**Dataset excerpts:**
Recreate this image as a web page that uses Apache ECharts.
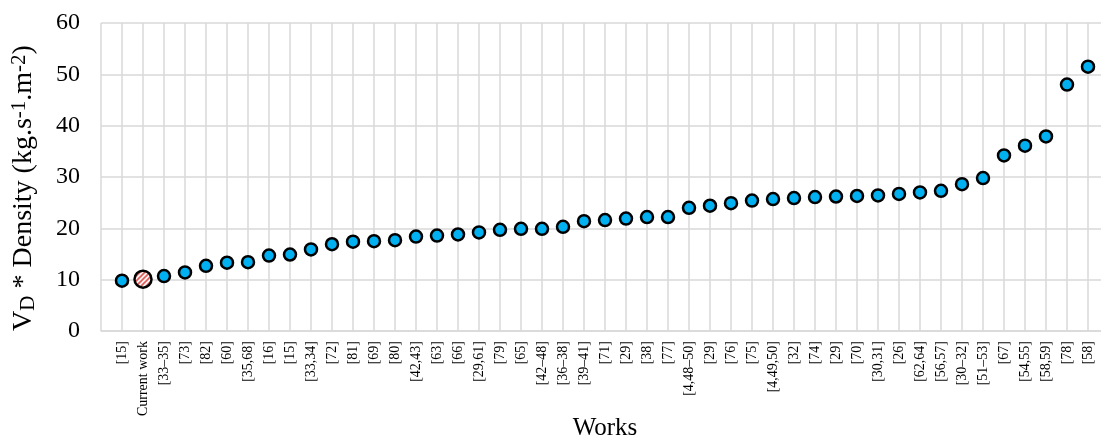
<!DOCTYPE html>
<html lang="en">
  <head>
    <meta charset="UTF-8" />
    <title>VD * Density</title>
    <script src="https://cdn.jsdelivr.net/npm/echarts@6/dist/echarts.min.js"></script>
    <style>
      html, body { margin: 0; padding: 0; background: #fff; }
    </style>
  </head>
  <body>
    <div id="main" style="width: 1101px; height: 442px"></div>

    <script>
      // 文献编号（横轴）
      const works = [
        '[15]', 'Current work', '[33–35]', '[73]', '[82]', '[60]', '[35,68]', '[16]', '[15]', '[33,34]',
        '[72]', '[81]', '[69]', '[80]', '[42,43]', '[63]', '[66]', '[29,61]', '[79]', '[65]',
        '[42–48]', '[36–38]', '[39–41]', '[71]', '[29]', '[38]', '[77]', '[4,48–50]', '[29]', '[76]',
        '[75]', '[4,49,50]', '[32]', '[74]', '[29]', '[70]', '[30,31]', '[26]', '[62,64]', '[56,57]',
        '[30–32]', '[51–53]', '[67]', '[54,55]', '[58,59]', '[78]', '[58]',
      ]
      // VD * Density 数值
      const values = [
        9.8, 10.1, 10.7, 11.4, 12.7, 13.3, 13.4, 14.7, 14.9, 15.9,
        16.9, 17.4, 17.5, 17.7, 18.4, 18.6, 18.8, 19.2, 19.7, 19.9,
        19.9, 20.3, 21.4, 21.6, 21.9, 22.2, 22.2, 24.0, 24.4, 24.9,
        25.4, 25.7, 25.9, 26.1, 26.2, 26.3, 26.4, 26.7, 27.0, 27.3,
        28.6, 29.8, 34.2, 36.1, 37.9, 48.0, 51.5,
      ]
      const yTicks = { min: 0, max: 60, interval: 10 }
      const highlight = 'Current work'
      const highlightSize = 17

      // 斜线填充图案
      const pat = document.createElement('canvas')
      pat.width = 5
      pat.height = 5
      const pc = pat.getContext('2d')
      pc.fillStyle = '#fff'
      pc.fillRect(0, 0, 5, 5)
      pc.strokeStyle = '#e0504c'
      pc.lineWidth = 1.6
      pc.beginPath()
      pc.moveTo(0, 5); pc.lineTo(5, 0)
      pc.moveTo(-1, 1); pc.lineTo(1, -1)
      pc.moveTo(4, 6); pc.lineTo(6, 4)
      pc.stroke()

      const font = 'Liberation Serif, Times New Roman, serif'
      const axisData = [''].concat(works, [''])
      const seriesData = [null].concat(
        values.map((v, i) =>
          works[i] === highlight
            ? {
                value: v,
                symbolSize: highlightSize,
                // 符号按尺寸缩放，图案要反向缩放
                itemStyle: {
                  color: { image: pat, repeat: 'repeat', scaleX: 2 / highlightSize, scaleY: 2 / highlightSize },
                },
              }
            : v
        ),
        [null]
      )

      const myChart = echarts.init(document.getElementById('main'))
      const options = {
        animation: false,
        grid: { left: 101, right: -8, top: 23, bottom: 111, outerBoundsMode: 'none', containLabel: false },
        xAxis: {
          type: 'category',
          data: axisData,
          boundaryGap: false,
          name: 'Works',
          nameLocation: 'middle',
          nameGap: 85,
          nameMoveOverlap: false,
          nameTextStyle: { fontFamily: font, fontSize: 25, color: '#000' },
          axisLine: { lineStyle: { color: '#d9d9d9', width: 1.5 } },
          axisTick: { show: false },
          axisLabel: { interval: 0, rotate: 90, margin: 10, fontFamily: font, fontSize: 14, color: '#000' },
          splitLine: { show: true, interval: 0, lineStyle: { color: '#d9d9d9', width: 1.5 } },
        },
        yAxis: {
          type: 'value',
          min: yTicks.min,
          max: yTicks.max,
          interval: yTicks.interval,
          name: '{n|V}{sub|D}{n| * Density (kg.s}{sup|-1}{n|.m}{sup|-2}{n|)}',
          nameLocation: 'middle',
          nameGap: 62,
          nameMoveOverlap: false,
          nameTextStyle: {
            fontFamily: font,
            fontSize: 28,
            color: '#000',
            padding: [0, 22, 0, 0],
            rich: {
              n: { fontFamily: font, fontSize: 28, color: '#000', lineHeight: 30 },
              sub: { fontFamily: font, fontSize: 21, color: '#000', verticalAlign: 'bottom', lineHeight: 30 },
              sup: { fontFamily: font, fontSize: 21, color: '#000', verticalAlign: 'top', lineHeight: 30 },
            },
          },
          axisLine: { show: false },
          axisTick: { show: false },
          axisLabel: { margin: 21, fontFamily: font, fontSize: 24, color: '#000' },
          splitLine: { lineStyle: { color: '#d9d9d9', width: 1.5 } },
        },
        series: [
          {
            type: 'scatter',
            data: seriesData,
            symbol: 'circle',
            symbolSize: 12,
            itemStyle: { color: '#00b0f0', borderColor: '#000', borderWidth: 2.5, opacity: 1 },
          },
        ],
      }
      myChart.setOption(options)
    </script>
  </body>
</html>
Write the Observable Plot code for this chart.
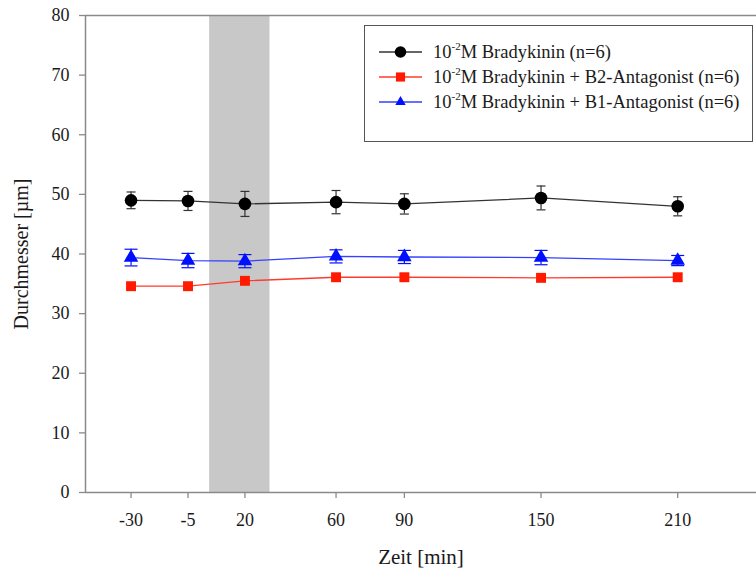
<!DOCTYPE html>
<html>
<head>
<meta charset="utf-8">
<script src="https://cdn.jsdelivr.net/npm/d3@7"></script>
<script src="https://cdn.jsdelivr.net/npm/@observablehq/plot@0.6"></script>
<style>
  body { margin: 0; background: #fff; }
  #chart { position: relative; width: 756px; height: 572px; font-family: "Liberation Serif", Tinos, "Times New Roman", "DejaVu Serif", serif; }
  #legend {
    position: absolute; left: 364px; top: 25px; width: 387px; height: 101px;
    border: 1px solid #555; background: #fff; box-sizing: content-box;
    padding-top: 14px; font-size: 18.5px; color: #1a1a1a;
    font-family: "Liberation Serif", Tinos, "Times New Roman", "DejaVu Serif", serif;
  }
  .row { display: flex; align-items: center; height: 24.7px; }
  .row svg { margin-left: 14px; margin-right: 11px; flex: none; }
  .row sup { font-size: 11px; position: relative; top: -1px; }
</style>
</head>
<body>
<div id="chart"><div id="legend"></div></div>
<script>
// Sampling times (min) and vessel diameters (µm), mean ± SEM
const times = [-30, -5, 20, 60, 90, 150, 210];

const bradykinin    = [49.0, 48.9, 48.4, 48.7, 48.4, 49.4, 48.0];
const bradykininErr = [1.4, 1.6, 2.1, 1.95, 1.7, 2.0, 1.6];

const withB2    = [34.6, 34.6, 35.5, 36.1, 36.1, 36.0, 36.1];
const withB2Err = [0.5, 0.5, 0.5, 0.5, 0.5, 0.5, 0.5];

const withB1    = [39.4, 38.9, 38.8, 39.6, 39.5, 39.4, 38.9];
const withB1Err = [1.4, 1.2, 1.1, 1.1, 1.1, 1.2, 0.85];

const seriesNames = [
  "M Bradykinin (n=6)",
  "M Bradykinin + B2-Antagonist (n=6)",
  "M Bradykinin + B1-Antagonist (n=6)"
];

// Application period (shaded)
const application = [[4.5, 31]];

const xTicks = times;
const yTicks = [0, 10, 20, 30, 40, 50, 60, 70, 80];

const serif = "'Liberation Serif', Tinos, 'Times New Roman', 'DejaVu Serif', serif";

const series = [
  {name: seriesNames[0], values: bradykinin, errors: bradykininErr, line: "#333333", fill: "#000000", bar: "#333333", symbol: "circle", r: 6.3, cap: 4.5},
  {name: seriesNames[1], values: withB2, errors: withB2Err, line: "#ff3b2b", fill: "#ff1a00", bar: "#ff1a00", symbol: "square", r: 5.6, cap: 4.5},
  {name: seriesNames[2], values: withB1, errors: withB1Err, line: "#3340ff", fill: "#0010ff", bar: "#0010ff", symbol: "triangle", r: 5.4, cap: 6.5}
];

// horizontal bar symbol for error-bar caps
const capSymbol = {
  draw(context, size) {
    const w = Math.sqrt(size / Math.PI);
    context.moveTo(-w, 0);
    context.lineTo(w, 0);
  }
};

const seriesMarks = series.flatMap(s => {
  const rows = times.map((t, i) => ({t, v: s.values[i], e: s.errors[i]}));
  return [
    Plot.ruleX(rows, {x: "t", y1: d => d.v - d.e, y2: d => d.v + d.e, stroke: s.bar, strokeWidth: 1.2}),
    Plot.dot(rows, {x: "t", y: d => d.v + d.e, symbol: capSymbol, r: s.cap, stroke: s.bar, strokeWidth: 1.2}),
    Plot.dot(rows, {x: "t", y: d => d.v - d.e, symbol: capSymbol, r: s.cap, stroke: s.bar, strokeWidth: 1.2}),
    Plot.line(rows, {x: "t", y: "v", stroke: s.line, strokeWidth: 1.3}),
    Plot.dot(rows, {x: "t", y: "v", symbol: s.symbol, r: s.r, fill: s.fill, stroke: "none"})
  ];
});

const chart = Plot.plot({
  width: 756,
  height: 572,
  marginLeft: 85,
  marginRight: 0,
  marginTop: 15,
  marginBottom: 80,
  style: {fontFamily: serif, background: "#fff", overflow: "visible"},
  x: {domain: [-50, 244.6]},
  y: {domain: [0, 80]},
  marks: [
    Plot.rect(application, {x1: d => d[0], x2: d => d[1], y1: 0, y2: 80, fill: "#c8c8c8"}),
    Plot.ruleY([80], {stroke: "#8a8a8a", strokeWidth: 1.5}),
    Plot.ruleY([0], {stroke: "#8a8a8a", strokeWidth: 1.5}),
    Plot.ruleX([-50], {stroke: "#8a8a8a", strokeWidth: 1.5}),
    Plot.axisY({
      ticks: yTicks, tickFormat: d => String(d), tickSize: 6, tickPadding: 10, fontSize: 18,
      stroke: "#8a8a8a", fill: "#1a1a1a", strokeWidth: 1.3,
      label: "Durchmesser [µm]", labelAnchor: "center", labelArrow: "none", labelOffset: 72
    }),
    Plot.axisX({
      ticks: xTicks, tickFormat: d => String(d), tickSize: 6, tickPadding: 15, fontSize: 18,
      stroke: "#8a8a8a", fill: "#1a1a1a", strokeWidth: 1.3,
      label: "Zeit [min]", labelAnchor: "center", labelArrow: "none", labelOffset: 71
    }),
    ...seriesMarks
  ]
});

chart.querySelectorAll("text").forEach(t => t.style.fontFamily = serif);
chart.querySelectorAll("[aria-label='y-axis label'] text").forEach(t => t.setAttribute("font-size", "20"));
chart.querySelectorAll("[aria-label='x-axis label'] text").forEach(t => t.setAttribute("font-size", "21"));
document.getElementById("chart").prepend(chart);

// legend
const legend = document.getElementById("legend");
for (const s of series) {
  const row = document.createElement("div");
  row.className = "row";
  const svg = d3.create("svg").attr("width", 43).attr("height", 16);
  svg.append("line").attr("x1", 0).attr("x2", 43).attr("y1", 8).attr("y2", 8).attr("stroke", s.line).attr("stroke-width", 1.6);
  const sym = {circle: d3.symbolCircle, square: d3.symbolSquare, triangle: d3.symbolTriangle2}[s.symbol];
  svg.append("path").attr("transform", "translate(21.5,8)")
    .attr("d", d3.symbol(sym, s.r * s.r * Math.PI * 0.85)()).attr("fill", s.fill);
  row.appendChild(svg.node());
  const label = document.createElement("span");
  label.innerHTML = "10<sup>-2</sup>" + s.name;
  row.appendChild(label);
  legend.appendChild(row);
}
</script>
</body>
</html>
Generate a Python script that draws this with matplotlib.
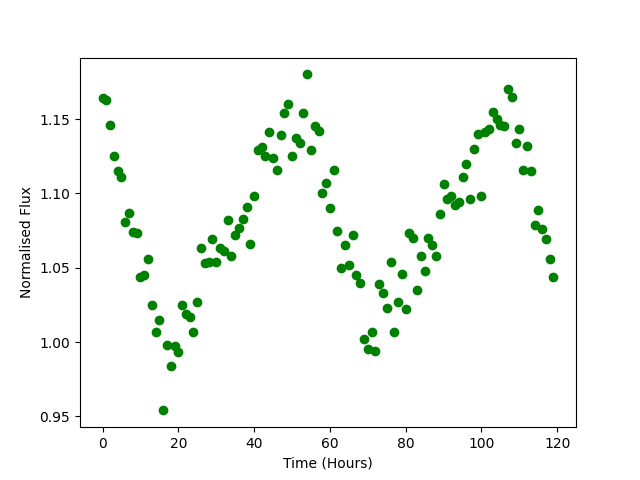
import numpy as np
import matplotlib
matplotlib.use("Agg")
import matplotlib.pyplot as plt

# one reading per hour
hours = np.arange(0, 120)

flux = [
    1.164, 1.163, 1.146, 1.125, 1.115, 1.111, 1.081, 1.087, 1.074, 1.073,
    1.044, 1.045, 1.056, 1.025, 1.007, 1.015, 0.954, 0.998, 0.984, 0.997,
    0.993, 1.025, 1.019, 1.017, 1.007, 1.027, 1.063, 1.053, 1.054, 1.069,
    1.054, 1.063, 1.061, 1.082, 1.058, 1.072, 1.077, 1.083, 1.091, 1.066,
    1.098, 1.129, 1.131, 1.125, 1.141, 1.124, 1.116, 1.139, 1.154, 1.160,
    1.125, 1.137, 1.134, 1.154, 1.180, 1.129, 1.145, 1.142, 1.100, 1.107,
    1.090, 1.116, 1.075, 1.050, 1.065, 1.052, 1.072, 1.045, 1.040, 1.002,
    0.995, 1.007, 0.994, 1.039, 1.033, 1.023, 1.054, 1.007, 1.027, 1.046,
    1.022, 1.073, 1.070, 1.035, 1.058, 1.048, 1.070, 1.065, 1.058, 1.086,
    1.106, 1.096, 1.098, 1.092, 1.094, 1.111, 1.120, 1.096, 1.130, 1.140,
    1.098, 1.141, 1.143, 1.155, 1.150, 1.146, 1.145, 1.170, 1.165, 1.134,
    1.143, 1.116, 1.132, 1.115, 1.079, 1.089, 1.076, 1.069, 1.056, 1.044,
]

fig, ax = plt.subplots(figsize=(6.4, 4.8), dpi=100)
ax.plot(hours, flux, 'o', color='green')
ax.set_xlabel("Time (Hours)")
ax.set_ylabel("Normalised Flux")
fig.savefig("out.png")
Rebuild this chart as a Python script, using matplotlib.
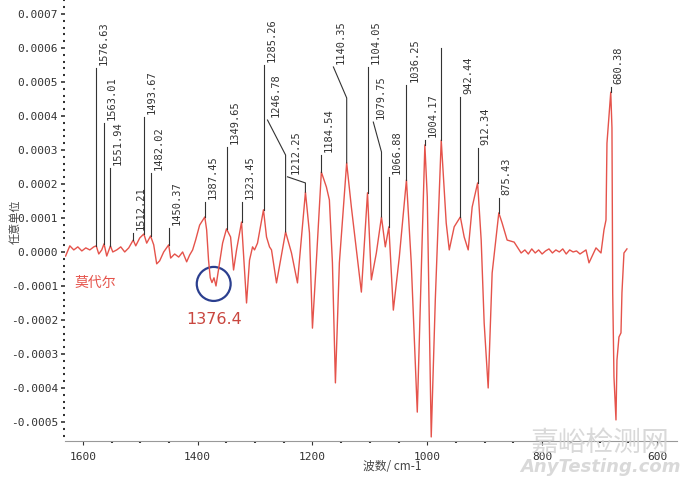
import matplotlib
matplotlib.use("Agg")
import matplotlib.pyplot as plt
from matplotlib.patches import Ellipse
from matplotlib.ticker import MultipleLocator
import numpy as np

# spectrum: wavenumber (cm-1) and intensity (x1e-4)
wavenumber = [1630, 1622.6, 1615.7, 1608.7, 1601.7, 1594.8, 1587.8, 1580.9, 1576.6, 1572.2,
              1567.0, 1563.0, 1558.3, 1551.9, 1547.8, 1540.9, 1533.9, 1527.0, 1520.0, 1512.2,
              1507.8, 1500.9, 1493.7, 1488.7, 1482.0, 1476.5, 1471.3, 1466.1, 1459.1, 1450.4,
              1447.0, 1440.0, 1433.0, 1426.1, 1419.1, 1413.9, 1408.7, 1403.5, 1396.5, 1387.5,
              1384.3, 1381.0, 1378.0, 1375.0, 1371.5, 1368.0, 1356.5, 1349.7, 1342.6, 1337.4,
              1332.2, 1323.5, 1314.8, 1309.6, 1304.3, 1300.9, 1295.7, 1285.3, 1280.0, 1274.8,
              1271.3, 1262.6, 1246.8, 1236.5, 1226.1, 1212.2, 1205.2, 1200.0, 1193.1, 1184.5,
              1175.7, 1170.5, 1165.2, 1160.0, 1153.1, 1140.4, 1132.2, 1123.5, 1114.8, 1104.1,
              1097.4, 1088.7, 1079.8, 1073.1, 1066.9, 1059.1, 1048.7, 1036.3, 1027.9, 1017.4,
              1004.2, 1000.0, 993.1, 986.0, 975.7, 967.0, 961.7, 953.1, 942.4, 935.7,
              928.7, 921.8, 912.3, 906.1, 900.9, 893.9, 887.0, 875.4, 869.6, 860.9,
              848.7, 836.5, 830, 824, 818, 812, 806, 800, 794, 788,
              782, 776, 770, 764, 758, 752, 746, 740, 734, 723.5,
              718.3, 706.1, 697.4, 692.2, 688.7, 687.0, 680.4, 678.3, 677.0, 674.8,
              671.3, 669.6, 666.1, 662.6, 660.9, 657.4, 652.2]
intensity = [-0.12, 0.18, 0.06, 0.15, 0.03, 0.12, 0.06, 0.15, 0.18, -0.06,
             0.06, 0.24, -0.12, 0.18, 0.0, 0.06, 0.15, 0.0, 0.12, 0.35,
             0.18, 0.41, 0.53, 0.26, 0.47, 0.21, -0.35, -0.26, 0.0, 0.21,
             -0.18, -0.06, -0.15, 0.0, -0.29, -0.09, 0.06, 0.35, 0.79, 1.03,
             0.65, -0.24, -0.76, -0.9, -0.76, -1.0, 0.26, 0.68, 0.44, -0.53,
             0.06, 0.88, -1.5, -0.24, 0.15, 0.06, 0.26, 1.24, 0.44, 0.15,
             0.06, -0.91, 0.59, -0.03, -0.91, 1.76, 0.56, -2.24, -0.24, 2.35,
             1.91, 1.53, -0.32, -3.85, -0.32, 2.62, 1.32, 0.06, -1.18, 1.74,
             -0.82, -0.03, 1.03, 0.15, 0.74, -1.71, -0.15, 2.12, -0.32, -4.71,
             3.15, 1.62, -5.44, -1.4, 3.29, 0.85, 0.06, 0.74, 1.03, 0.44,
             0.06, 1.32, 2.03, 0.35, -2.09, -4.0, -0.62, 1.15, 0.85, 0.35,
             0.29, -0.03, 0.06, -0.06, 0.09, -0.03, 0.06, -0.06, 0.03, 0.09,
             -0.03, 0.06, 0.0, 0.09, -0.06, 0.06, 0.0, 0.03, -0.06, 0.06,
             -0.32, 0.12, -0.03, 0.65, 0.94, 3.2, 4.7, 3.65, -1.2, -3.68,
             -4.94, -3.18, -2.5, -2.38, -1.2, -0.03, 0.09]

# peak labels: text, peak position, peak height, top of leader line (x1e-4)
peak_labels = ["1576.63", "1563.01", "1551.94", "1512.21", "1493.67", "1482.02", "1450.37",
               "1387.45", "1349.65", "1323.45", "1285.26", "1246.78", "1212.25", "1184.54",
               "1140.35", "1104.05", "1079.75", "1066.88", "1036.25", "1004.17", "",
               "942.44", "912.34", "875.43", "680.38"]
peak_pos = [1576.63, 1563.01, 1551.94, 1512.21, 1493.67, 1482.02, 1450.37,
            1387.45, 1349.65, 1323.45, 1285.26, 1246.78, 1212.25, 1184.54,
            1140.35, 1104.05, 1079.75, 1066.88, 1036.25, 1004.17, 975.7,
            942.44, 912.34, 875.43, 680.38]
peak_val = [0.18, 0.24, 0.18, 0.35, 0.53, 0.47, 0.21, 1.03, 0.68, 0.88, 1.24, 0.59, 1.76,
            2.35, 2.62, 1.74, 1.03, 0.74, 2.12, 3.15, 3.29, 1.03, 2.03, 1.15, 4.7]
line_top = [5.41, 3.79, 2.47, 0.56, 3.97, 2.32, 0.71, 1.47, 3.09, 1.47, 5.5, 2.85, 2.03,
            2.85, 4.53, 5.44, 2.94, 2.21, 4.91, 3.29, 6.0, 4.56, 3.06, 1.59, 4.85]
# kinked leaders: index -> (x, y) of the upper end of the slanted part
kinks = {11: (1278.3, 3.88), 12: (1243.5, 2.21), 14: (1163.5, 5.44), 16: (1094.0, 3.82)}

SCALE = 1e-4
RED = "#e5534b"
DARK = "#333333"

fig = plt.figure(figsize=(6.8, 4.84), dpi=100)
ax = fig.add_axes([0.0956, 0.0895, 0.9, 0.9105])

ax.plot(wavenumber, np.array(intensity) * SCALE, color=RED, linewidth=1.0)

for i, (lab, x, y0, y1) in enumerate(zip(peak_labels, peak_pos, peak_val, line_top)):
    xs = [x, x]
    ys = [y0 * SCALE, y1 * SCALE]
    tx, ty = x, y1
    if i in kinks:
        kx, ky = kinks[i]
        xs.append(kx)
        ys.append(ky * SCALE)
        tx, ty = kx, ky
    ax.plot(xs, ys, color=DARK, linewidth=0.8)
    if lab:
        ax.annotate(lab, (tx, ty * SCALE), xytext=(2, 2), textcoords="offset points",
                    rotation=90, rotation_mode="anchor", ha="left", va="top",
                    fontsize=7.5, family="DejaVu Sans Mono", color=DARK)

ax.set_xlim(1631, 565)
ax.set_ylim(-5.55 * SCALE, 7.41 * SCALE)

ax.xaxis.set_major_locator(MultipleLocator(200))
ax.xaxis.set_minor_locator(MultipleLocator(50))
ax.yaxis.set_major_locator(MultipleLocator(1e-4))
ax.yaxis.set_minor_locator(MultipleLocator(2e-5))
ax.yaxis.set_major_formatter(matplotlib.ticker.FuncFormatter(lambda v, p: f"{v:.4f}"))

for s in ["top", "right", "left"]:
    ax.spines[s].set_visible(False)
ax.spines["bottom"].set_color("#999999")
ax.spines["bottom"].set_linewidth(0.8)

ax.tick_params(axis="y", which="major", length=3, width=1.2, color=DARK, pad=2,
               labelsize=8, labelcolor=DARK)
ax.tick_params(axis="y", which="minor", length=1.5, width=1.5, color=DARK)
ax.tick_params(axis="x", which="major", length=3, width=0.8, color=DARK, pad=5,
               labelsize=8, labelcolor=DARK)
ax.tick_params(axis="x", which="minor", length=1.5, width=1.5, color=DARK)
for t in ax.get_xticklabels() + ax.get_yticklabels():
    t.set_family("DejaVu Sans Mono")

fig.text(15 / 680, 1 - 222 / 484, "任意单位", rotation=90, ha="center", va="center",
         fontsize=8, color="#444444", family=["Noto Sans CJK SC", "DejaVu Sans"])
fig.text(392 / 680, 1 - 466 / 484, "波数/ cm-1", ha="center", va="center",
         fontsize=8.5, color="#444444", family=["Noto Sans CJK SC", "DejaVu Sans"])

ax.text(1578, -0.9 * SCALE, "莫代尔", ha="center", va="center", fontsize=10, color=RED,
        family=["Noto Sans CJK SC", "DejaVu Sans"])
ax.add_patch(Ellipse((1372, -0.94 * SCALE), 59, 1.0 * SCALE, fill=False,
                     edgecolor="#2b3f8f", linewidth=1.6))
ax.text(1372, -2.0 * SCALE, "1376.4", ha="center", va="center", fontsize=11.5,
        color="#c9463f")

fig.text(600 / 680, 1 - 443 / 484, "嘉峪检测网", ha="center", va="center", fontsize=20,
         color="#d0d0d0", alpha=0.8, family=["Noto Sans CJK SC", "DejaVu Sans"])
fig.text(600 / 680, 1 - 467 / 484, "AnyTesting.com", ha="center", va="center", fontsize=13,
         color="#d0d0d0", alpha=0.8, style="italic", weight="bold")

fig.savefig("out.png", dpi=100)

**Required task:** Tally the lines holding the string "that" and give only the count.

**Full answer:** 2